28 setembro 2015

FICÇÃO CREDÍVEL - OS CÃES DA GUERRA

Frederick Forsyth escreveu este romance acima em 1974. À hora da despedida de Portugal de África havia quem se dispusesse a mostrar literariamente as fragilidades das novas nações independentes do continente e escrevesse histórias de uma ficção credível a respeito do que nelas poderia vir a acontecer. A acção de Cães da Guerra decorre principalmente num hipotético país africano chamado Zangaro, que só se torna difícil de identificar por combinar características identificativas de mais do que uma das então novas nações africanas. Um país com reservas minerais riquíssimas que os próprios naturais desconheciam. Governado por um ditador tresloucado. E a história centrava-se num comandante e num comando de meia dúzia de mercenários de origem europeia encarregados de realizar um golpe de estado em Zangaro. Conseguem-no. E o final de Cães da Guerra tem uma conotação moral, um escrever direito por linhas tortas, apesar de todo o reaccionarismo realista que o domina.

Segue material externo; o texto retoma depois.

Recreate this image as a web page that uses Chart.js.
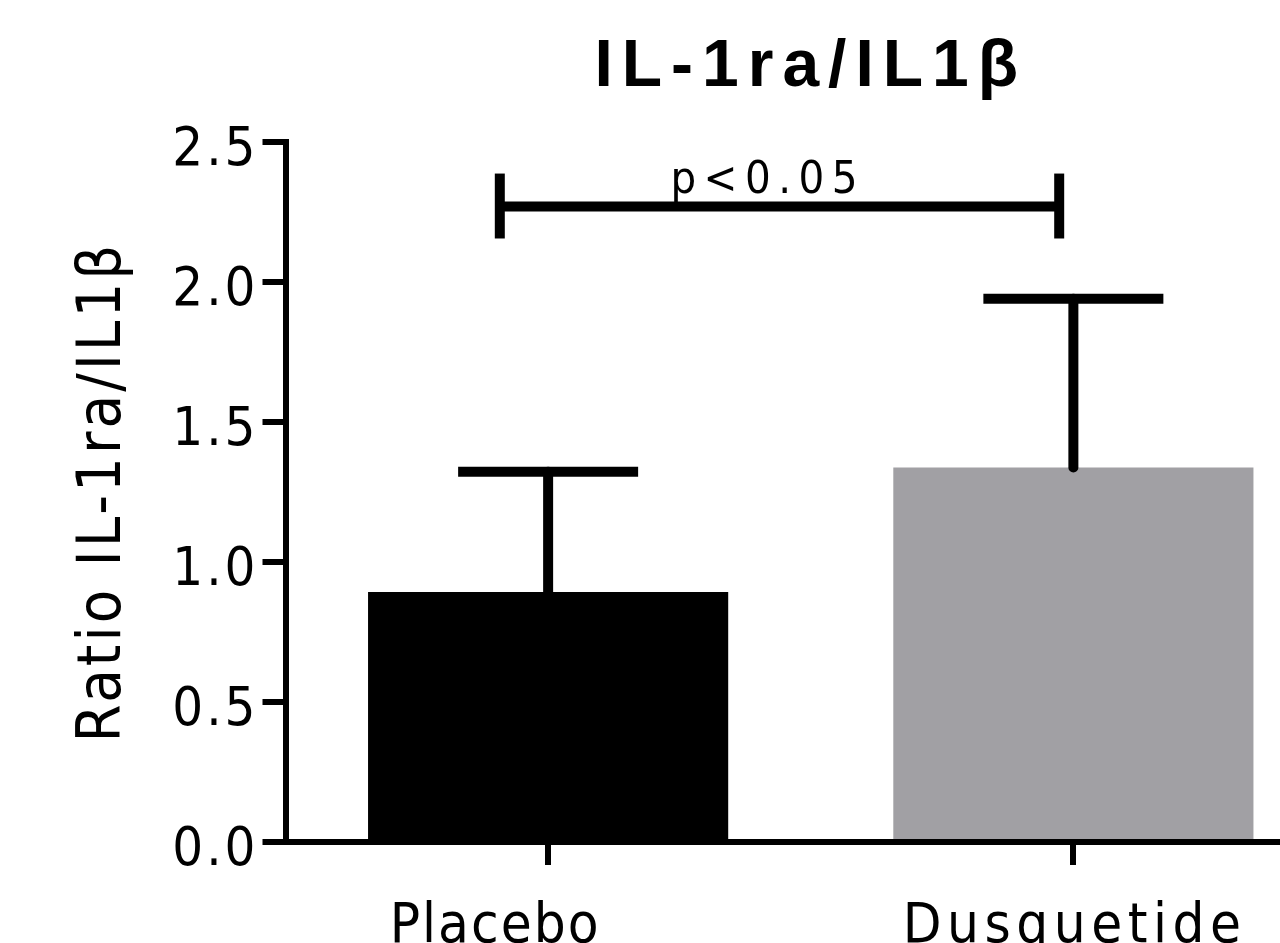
<!DOCTYPE html>
<html>
<head>
<meta charset="utf-8">
<script src="https://cdn.jsdelivr.net/npm/chart.js@4.4.1/dist/chart.umd.min.js"></script>
<style>
html,body{margin:0;padding:0;overflow:hidden;background:#ffffff;width:1280px;height:943px}
canvas{display:block}
</style>
</head>
<body>
<canvas id="c" width="1336" height="943" style="width:1336px;height:943px"></canvas>
<script>
// ---- data ----
const categories = ['Placebo', 'Dusquetide'];
const meanRatio = [0.893, 1.338];
const semRatio = [0.430, 0.603];
const yTickValues = [0, 0.5, 1.0, 1.5, 2.0, 2.5];
const chartTitle = 'IL-1ra/IL1β';
const yAxisTitle = 'Ratio IL-1ra/IL1β';
const significanceLabel = 'p<0.05';

// ---- style ----
const barColors = ['#000000', '#a1a0a4'];
const NARROW = "'Liberation Sans Narrow','Arial Narrow','DejaVu Sans Condensed',sans-serif";

const annotations = {
  id: 'annotations',
  beforeDraw(chart, args, opts) {
    chart.ctx.letterSpacing = opts.axisSpacing + 'px';
  },
  afterDatasetsDraw(chart, args, opts) {
    const {ctx, scales: {x, y}} = chart;
    const meta = chart.getDatasetMeta(0);
    ctx.save();
    ctx.strokeStyle = '#000';
    ctx.lineWidth = opts.lineWidth;
    // error bars (mean + SEM)
    meta.data.forEach((bar, i) => {
      const cx = bar.x;
      const top = y.getPixelForValue(meanRatio[i] + semRatio[i]);
      const base = y.getPixelForValue(meanRatio[i]);
      ctx.lineCap = 'round';
      ctx.beginPath(); ctx.moveTo(cx, base); ctx.lineTo(cx, top); ctx.stroke();
      ctx.lineCap = 'butt';
      ctx.beginPath(); ctx.moveTo(cx - opts.capHalf, top); ctx.lineTo(cx + opts.capHalf, top); ctx.stroke();
    });
    // significance bracket
    const b = opts.bracket;
    const x1 = x.getPixelForValue(b.from), x2 = x.getPixelForValue(b.to);
    const yl = y.getPixelForValue(b.level), ya = y.getPixelForValue(b.capHigh), yb = y.getPixelForValue(b.capLow);
    ctx.lineCap = 'butt';
    ctx.beginPath(); ctx.moveTo(x1, yl); ctx.lineTo(x2, yl); ctx.stroke();
    ctx.beginPath(); ctx.moveTo(x1, ya); ctx.lineTo(x1, yb); ctx.stroke();
    ctx.beginPath(); ctx.moveTo(x2, ya); ctx.lineTo(x2, yb); ctx.stroke();
    ctx.fillStyle = '#000';
    ctx.font = '45px ' + NARROW;
    ctx.letterSpacing = b.spacing + 'px';
    ctx.textAlign = 'center';
    ctx.textBaseline = 'alphabetic';
    ctx.fillText(significanceLabel, x.getPixelForValue(b.textAt) + b.spacing / 2, y.getPixelForValue(b.textLevel));
    ctx.restore();
  },
  afterDraw(chart, args, opts) {
    const {ctx, scales: {x}} = chart;
    const meta = chart.getDatasetMeta(0);
    ctx.save();
    ctx.fillStyle = '#000';
    ctx.font = '56px ' + NARROW;
    ctx.textAlign = 'center';
    ctx.textBaseline = 'alphabetic';
    categories.forEach((lab, i) => {
      const sp = opts.labelSpacing[i];
      ctx.letterSpacing = sp + 'px';
      ctx.fillText(lab, meta.data[i].x + opts.labelNudge[i] + sp / 2, x.top + opts.labelBaseline);
    });
    ctx.restore();
  }
};

const chart = new Chart(document.getElementById('c'), {
  type: 'bar',
  data: {
    labels: categories,
    datasets: [{
      data: meanRatio,
      backgroundColor: barColors,
      borderWidth: 0,
      barPercentage: 0.6857,
      categoryPercentage: 1.0
    }]
  },
  options: {
    responsive: false,
    devicePixelRatio: 1,
    animation: false,
    layout: {padding: 0},
    plugins: {
      legend: {display: false},
      tooltip: {enabled: false},
      title: {
        display: true,
        text: chartTitle,
        fullSize: false,
        color: '#000',
        font: {family: "'Liberation Sans',Arial,sans-serif", weight: 'bold', size: 66, lineHeight: 1.2},
        padding: {top: 28, bottom: 35}
      },
      annotations: {
        axisSpacing: 3,
        lineWidth: 10,
        capHalf: 90,
        bracket: {from: -0.092, to: 0.973, level: 2.27, capHigh: 2.388, capLow: 2.156, textAt: 0.411, textLevel: 2.32, spacing: 7.5},
        labelSpacing: [2, 5.5],
        labelNudge: [-54, -1.5],
        labelBaseline: 100
      }
    },
    scales: {
      x: {
        type: 'category',
        z: 1,
        offset: true,
        afterFit(s) { s.height = 101; },
        grid: {display: true, drawOnChartArea: false, offset: false, drawTicks: true, tickLength: 23, tickWidth: 6, tickColor: '#000', color: '#000', lineWidth: 6},
        border: {display: true, color: '#000', width: 6},
        ticks: {display: false}
      },
      y: {
        type: 'linear',
        z: 1,
        min: 0,
        max: 2.5,
        afterBuildTicks(s) { s.ticks = yTickValues.map(v => ({value: v})); },
        afterFit(s) { s.width = 285.5; },
        grid: {display: true, drawOnChartArea: false, drawTicks: true, tickLength: 23, tickWidth: 6, tickColor: '#000', color: '#000', lineWidth: 6},
        border: {display: true, color: '#000', width: 6},
        ticks: {
          color: '#000',
          font: {family: NARROW, size: 54},
          padding: 4,
          labelOffset: 9,
          callback: v => Number(v).toFixed(1)
        },
        title: {
          display: true,
          text: yAxisTitle,
          color: '#000',
          font: {family: NARROW, size: 61, lineHeight: 1.2},
          padding: {top: 68, bottom: 0}
        }
      }
    }
  },
  plugins: [annotations]
});

// wider letter spacing for the bold chart title only
if (chart.titleBlock) {
  const tb = chart.titleBlock;
  const origDraw = tb.draw.bind(tb);
  tb.draw = function () {
    const c = this.ctx;
    const prev = c.letterSpacing;
    c.letterSpacing = '9px';
    origDraw();
    c.letterSpacing = prev;
  };
  chart.draw();
}
</script>
</body>
</html>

Houve quem tivesse passado os vinte anos que se seguiram a tentar concretizar na prática o que constava do script de Cães da Guerra (há um filme de 1980 que teve pouco sucesso), em busca de um romantismo de uma liberdade de acção dos mercenários (e também dos interesses privados...) em relação aos intervenientes institucionais - as potências - que nunca pôde existir de facto. O mais famoso desses líricos terá sido um francês chamado Robert, dito Bob, Denard (1929-2007) que, com o tempo, se veio a especializar em golpes de estado nas Comoros (mapa acima). Há vinte anos precisamente – o aniversário da data é o pretexto para esta evocação e para este poste – lá reaparecia Bob Denard, acompanhado de 33 mercenários desembarcando de uns botes de borracha zodiac com motor fora de bordo como descrevera Forsyth, para realizar mais um – o quarto! – golpe de estado naquele país insular de 800 000 habitantes, golpe que ele desta vez baptizara de Operação Kaskari.
Mas os tempos haviam mudado muito desde o princípio daquela década, a URSS desaparecera e Denard parecia ter envelhecido (66 anos, o que já é muito para um condottiere) sem se dar conta disso, tornando-se num franco-atirador que causava embaraços em vez de ser uma ajuda para as soluções. Cerca de 600 soldados franceses puseram fim à aventura. Nem um tiro foi disparado. Denard foi apanhado à mão e, sobretudo, exibido para que a comunicação social o fotografasse e filmasse (acima). Foi depois transportado para França para ser julgado. Sem emenda, cinco anos depois, o velhote estava outra vez metido em sarilhos em Itália por ter andado a tentar recrutar entre os meios da extrema-direita italiana. Mas, se de há vinte anos para cá continua a haver golpes de estado em África, passou a dar mau aspecto subcontratar a sua feitura, privilegia-se o artesanato local.